Выбрать главу

Вскоре русская троица взяла на себя обязанности пастухов и почти перестала появляться в лагере. Белка прихватила с собой книги по медицине и вечерами у костра продолжала учиться.

В травах саванны трещали цикады. Всхрапывали спутанные лошади. Шумели под ветром акации, роняли листья Белке на плечи. Пела, сгорая в костре, веточка. Доносился издали дьявольский хохот гиен. Перекликались негры-пастухи. Черная, густая, как патока и беспамятство, африканская ночь затопила саванну.

Сатир откинулся на спину.

— Звезды здесь какие огромные… — сказал он, покусывая сухую травинку. — Как норы…

Белка смотала бинты, сложила в сумку. Улеглась рядом с Сатиром, отняла у него травинку и, сунув ее в уголок рта, прочитала:

В Африке звезды очень яркие,

Как глаза

Долгожданной любимой

Нежданной смерти.

В Африке звезды острые,

Как пролетающие навылет

Пули и меткие слова,

Несовершенные великие дела.

В Африке звезды цепкие,

Как последняя надежда,

Бесполезная любовь,

Наивные желания…5

 

До столицы повстанческая армия добиралась двое суток. Двигались в основном по ночам, днем же отсиживались в небольших лесах, что встречались по пути. Асфальтовых дорог избегали, чтобы не привлекать лишнего внимания. Конница вообще шла вдали от любых дорог, поскольку лошадь для Африки — животное необычное, а слухи там, как и везде, распространяются очень быстро.

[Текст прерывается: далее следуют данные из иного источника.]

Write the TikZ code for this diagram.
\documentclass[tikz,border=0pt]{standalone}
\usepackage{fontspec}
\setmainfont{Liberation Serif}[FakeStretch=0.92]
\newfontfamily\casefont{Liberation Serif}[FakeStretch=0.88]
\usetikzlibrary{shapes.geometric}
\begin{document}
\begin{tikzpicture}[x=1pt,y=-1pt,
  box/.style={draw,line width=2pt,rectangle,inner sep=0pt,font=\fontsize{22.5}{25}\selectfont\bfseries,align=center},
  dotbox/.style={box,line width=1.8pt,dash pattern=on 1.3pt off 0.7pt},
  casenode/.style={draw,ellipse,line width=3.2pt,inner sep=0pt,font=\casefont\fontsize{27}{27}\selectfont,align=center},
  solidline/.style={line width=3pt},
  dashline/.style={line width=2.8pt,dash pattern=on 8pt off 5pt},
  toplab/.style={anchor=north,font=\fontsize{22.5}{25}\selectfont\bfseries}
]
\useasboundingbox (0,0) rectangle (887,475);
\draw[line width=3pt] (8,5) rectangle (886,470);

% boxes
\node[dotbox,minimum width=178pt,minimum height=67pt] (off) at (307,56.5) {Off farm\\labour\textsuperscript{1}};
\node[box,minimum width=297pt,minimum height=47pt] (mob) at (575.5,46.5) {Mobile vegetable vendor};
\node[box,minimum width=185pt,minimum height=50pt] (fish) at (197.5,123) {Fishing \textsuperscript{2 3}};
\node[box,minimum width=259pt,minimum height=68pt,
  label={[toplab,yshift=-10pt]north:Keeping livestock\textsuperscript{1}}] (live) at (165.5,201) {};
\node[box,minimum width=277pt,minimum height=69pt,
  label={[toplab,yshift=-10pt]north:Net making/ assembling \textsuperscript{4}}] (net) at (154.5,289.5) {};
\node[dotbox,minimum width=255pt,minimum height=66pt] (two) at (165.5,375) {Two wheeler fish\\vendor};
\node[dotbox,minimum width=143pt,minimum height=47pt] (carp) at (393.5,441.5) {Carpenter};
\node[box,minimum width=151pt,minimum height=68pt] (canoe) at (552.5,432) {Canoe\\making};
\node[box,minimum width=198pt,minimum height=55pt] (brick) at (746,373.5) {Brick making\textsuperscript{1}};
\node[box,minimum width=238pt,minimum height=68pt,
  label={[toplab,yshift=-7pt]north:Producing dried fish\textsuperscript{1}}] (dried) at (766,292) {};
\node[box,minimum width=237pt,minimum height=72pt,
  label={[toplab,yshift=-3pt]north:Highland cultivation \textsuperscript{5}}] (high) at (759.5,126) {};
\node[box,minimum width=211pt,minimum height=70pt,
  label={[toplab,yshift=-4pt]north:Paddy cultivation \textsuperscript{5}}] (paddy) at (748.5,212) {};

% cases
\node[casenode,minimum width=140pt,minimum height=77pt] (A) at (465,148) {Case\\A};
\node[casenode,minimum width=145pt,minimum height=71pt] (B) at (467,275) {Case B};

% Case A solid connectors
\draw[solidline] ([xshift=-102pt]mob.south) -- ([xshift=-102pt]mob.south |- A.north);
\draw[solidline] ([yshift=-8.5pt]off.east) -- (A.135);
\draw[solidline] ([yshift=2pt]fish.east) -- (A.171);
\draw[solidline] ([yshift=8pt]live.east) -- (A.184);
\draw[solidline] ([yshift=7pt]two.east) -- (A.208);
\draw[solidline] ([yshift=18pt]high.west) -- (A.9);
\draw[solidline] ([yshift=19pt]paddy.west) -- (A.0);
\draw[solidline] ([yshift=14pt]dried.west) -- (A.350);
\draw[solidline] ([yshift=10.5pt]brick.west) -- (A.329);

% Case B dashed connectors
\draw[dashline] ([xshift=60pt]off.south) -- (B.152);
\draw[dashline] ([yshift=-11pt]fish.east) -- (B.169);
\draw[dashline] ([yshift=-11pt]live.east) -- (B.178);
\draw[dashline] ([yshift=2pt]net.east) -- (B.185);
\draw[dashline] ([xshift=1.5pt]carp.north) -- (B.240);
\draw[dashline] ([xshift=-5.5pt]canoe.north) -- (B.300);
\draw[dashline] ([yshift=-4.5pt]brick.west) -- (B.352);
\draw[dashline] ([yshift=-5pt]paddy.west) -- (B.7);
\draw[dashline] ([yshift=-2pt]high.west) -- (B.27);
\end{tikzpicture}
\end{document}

Русским путешествие было по душе. И если б их не тревожило то, чем оно должно закончиться, они бы чувствовали себя совсем хорошо. Чтобы не давать разрастаться своим страхам и волнениям, старались побольше разговаривать, пытались представить себе, что ждет их впереди, подбадривали друг друга.

— Война, если уж ты пошел на нее, если ты веришь в ее справедливость, должна быть праздником. Таким отчаянно опасным, может быть — последним в жизни, но обязательно праздником. Торжеством жизни, — рассуждала Белка. — Всякие гуманисты любят потрепаться о бессмысленности войн, о святости жизни, но это же чушь собачья! Все зависит

от того, за что ты воюешь. За что ты отдаешь свою жизнь и во имя чего отнимаешь чужую.

— Белка, у нас в отряде комиссара нет, — улыбаясь, обратился к ней Сатир, — не хочешь попробовать? Мы с Эльфом тебя поддержим, если до голосования дойдет.

— А что, у вас проблемы с боевым духом? — поинтересовалась она. — Хорошо, я подумаю.

Она пришпорила своего рослого вороного жеребца и легким галопом понеслась вперед. Эльф залюбовался: спина прямая, словно клинок шпаги, голова гордо и чуть нахально откинута назад, на губах играет еле заметная, как у Джоконды, улыбка. Одной рукой она небрежно держала повод,

другой придерживала АКМ. Конь раздувал черные, будто закопченные,

ноздри, выгибал крутой дугой шею, выпячивал бугристую грудь.

— Жанна д’Арк, — сказал Сатир, глядя ей вслед. — Только ее не канонизируют. Зато легко могут сжечь.

— Да… То ли Жанна д’Арк, то ли всадник апокалипсиса. Красавица… Святая… — вторил Эльф.

Последняя стоянка была километрах в пяти от Томе — столицы Дого. Там Сатир впервые увидел купленный Йоном автобус. Тот не ехал, а скорее ковылял, громыхая плохо проклепанной жестью и грозя развалиться в любую минуту.

— Ты уверен, что эта рухлядь сможет двигаться дальше? — спросил Сатир, завидев транспорт.

— Сюда же доехали… — возразил Йон.

— Ага… — сказал Сатир. — Будь я бизнесменом, никогда бы не взял тебя в партнеры. — Потом подумал и добавил: — И это лишнее доказательство того, что бизнес и человеческие взаимоотношения несовместимы.

— Точно. Когда люди занимаются бизнесом, они перестают быть людьми.

— И все-таки хорошо, что мы на лошадях! — с удовольствием сказал Сатир, приподнимаясь в стременах и оглядывая окрестности.

Выступать решили утром. Исходили из того, что, пока повстанцы доберутся до дворца, наступит жара, охрана разомлеет от зноя и попрячется, а значит, захватить здание будет намного легче, чем ночью, когда приходит прохлада и часовые чувствуют себя намного бодрее. Про недобросовестность охраны было известно из надежных источников, которые до сих пор сохранились у Руги среди чиновников правительства и обслуги дворца.

Перед началом операции бывший президент произнес перед повстанцами речь, из которой русские ничего не поняли, и наступление на столицу началось.